American Express is especially exposed to this kind of narrative shift because its model is tightly linked to spending. When investors begin thinking about a downturn, they don’t just discount loan losses at banks. They also mark down any business tied to transaction volumes, travel and entertainment, and discretionary purchases. The market’s logic is that if households and businesses pull back, it shows up quickly in billed business, revolving balances, and the overall confidence that premium card issuers rely on.
Fed rate signals add pressure as “cuts soon” optimism fades
The second leg of the move was macro: interest-rate expectations. Fresh remarks from Federal Reserve officials were interpreted as less friendly to near-term cuts if upcoming labor data stays firm. That matters because “rates coming down” has been a support beam for risk appetite, and financial stocks often trade on changing assumptions about funding costs, credit conditions, and the economy’s ability to keep growing without a policy tailwind.
When traders decide the path to cuts is longer or bumpier, the immediate reaction is often a wider selloff in rate-sensitive sectors and anything exposed to consumer confidence. For a stock like American Express, which sits at the intersection of spending and credit, the shift can be amplified: rate expectations influence both the cost of money and the perceived odds of a slowdown.
For more context on the Fed’s policy backdrop and leadership, investors often track the Federal Reserve Board’s updates and official commentary published by the Federal Reserve.
Company-specific drag: earnings optics and a high-profile downgrade
Beyond the macro shock, there were company-specific factors weighing on the tape. Market chatter highlighted that American Express missed Q4 earnings estimates, which can be enough to change the tone around a premium valuation even if the long-term story remains intact. On top of that, the stock faced a downgrade from Evercore ISI, adding a second headline that active traders tend to respect during a down tape.
That combination matters because AXP is not typically treated like a “deep value” financial. It’s often priced as a high-quality franchise with resilient affluent customers and strong fee economics. When the market senses even a modest wobble in the earnings narrative, the multiple can compress quickly—especially when risk-off macro forces are already pushing money out of the sector.
What the tape is saying in the numbers
Even without any dramatic operational surprise, the day’s price action delivered a clear message: investors were reducing exposure first and asking questions second. The stock’s previous close near $346.18 made the decline visually jarring, and the intraday low near $317 suggested sellers were willing to press the move rather than “buy the dip” immediately.
Trading activity also picked up. Volume was around 4.49 million shares versus an average near 2.81 million, signaling broad participation rather than a thin, technical downdraft. The snapshot valuation metrics around the move were still substantial for a financial name, with a trailing P/E near 20.74 and trailing EPS around 15.37. The market cap hovered around $219.6 billion, and the stock’s 52-week range sat roughly between $220.43 and $387.49, underscoring how far sentiment had carried the name before this setback.

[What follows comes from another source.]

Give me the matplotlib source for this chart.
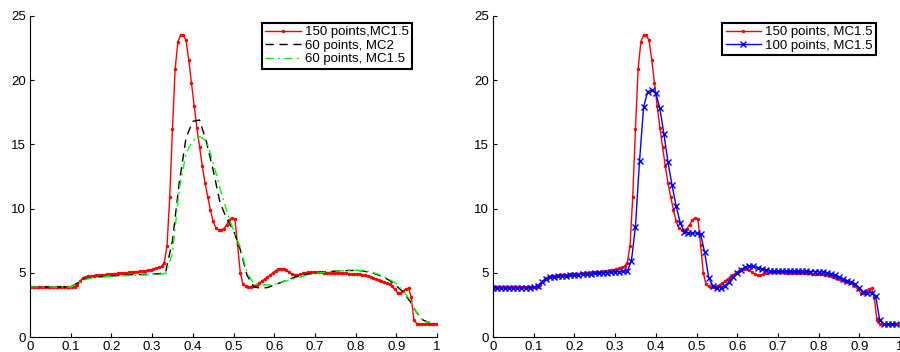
import numpy as np
import matplotlib
matplotlib.use("Agg")
import matplotlib.pyplot as plt

plt.rcParams['font.family'] = ['Liberation Sans', 'DejaVu Sans']

# 150 points, MC1.5 (red)
y150 = [3.9] * 16 + [
    3.92, 4.05, 4.35, 4.6, 4.68, 4.72, 4.75, 4.77, 4.79, 4.81,
    4.83, 4.85, 4.87, 4.89, 4.91, 4.93, 4.95, 4.97, 4.99, 5.01,
    5.03, 5.05, 5.07, 5.09, 5.11, 5.13, 5.16, 5.19, 5.23, 5.28,
    5.35, 5.42, 5.5, 5.8, 7.1, 10.9, 16.2, 20.9, 23.0, 23.5,
    23.5, 23.1, 21.6, 19.8, 18.0, 16.3, 14.8, 13.3, 12.0, 10.9,
    9.9, 9.0, 8.5, 8.35, 8.35, 8.45, 8.75, 9.1, 9.3, 9.2,
    7.2, 5.0, 4.1, 3.95, 3.9, 3.9, 3.95, 4.05, 4.2, 4.35,
    4.5, 4.65, 4.8, 5.0, 5.15, 5.28, 5.33, 5.3, 5.2, 5.05,
    4.9, 4.82, 4.82, 4.87, 4.95, 5.0, 5.03, 5.05, 5.05, 5.05,
    5.04, 5.03, 5.02, 5.01, 5.0, 4.99, 4.98, 4.97, 4.96, 4.95,
    4.95, 4.94, 4.93, 4.92, 4.9, 4.88, 4.85, 4.8, 4.74, 4.67,
    4.58, 4.5, 4.42, 4.33, 4.25, 4.18, 4.1, 3.95, 3.7, 3.45,
    3.4, 3.55, 3.75, 3.8, 3.1, 1.3, 1.05, 1.0, 1.0, 1.0,
    1.0, 1.0, 1.0, 1.0]

# 100 points, MC1.5 (blue)
y100 = [3.85] * 10 + [
    3.87, 4.0, 4.3, 4.55, 4.65, 4.7, 4.72, 4.75, 4.77, 4.8,
    4.82, 4.85, 4.88, 4.9, 4.93, 4.95, 4.97, 5.0, 5.02, 5.05,
    5.07, 5.1, 5.12, 5.15, 5.9, 8.6, 13.7, 17.9, 19.1, 19.25,
    19.0, 17.8, 15.8, 13.6, 11.8, 10.2, 8.9, 8.2, 8.1, 8.1,
    8.1, 8.0, 6.6, 4.6, 4.0, 3.85, 3.85, 4.0, 4.3, 4.65,
    4.95, 5.25, 5.45, 5.5, 5.5, 5.4, 5.3, 5.2, 5.15, 5.12,
    5.12, 5.12, 5.12, 5.12, 5.12, 5.12, 5.12, 5.12, 5.1, 5.1,
    5.1, 5.05, 5.0, 4.9, 4.8, 4.7, 4.55, 4.4, 4.25, 4.1,
    3.85, 3.5, 3.4, 3.45, 3.2, 1.35, 1.0, 1.0, 1.0, 1.0]

# 60 points, MC2 (black dashed)
y60_mc2 = [
    3.9, 3.9, 3.9, 3.9, 3.9, 3.9, 3.92, 4.2, 4.5, 4.62,
    4.68, 4.72, 4.76, 4.79, 4.82, 4.85, 4.87, 4.88, 4.9, 4.92,
    5.05, 7.5, 12.0, 15.5, 16.8, 16.9, 15.2, 13.0, 10.5, 9.2,
    8.3, 6.8, 4.8, 3.9, 3.8, 3.85, 4.05, 4.25, 4.45, 4.65,
    4.8, 4.9, 4.98, 5.05, 5.1, 5.13, 5.16, 5.18, 5.18, 5.15,
    5.05, 4.9, 4.7, 4.4, 4.0, 3.5, 2.8, 1.9, 1.3, 1.1]

# 60 points, MC1.5 (green dash-dot)
y60_mc15 = [
    3.9, 3.9, 3.9, 3.9, 3.9, 3.9, 3.9, 4.15, 4.45, 4.6,
    4.65, 4.68, 4.72, 4.75, 4.78, 4.8, 4.82, 4.83, 4.85, 4.87,
    4.95, 6.5, 11.5, 14.3, 15.3, 15.6, 15.3, 13.6, 11.6, 9.8,
    8.3, 7.0, 5.0, 4.15, 4.05, 4.05, 4.1, 4.25, 4.4, 4.55,
    4.7, 4.85, 4.95, 5.02, 5.08, 5.12, 5.16, 5.2, 5.2, 5.18,
    5.1, 4.95, 4.75, 4.5, 4.15, 3.6, 2.9, 1.9, 1.2, 1.15]

x150 = (np.arange(len(y150)) + 0.5) / 150
x100 = np.arange(len(y100)) / 100
x60 = np.arange(len(y60_mc2)) / 60

xticks = np.arange(0, 1.01, 0.1)
xticklabels = ['0', '0.1', '0.2', '0.3', '0.4', '0.5', '0.6', '0.7', '0.8', '0.9', '1']
yticks = [0, 5, 10, 15, 20, 25]

fig = plt.figure(figsize=(9, 3.52), dpi=100)
ax1 = fig.add_axes([30 / 900, 15 / 352, 407 / 900, 321 / 352])
ax2 = fig.add_axes([493 / 900, 15 / 352, 407 / 900, 321 / 352])

ax1.plot(x150, y150, color='red', lw=1, marker='.', ms=3, label='150 points,MC1.5')
ax1.plot(x60, y60_mc2, color='black', lw=1, ls=(0, (6, 4)), label='60 points, MC2')
ax1.plot(x60, y60_mc15, color=(0, 1, 0), lw=1, ls=(0, (6, 3, 1.5, 3)), label='60 points, MC1.5')

ax2.plot(x150, y150, color='red', lw=1, marker='.', ms=3, label='150 points, MC1.5')
ax2.plot(x100, y100, color='blue', lw=1, marker='x', ms=4, mew=1, label='100 points, MC1.5')

for ax in (ax1, ax2):
    ax.set_xlim(0, 1)
    ax.set_ylim(0, 25)
    ax.set_xticks(xticks)
    ax.set_xticklabels(xticklabels)
    ax.set_yticks(yticks)
    ax.tick_params(direction='in', length=3, labelsize=9.5, pad=3)
    ax.spines['top'].set_visible(False)
    ax.spines['right'].set_visible(False)
    ax.spines['left'].set_linewidth(0.8)
    ax.spines['bottom'].set_linewidth(0.8)

for ax, anchor in ((ax1, 0.939), (ax2, 0.941)):
    leg = ax.legend(loc='upper right', bbox_to_anchor=(anchor, 0.979), borderaxespad=0,
                    fontsize=9.5, fancybox=False, framealpha=1, handlelength=2.7,
                    handletextpad=0.3, labelspacing=0.1, borderpad=0.25)
    leg.get_frame().set_edgecolor('black')
    leg.get_frame().set_linewidth(1.5)

fig.savefig('out.png', dpi=100)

Income-focused holders were also watching the dividend line: a forward annual dividend around $3.28 implied a yield near 0.95% at the day’s depressed price—hardly a classic “defensive yield” profile, which is another reason the stock can trade more like a growth-quality financial than a shelter in storms.
Panic move or reset: the key debate around AXP from here
The argument for “panic” is that the AI recession scenario is still a forecast, not a data print. Skeptics point out that widespread disruption would likely trigger policy responses, and that adoption bottlenecks, regulation, and real-world frictions could slow any cliff-edge outcome. In that view, AXP’s one-day drop is more about fragile sentiment than a sudden deterioration in the business.
The argument for “reset” is that the market is repricing premium multiples across financials as uncertainty rises. If growth slows, consumers spend less, and credit losses rise, the whole sector can re-rate lower. In that framework, a high-quality name can still fall hard simply because the bar was high and the macro regime is shifting.
For investors, the near-term focus tends to narrow quickly to what is measurable: consumer spending trends, delinquency indicators, and the Fed’s reaction function. The calendar matters too—AXP’s next notable checkpoint on many screens is its earnings date around April 24, 2026, when management commentary can either stabilize the story or reinforce the market’s new caution.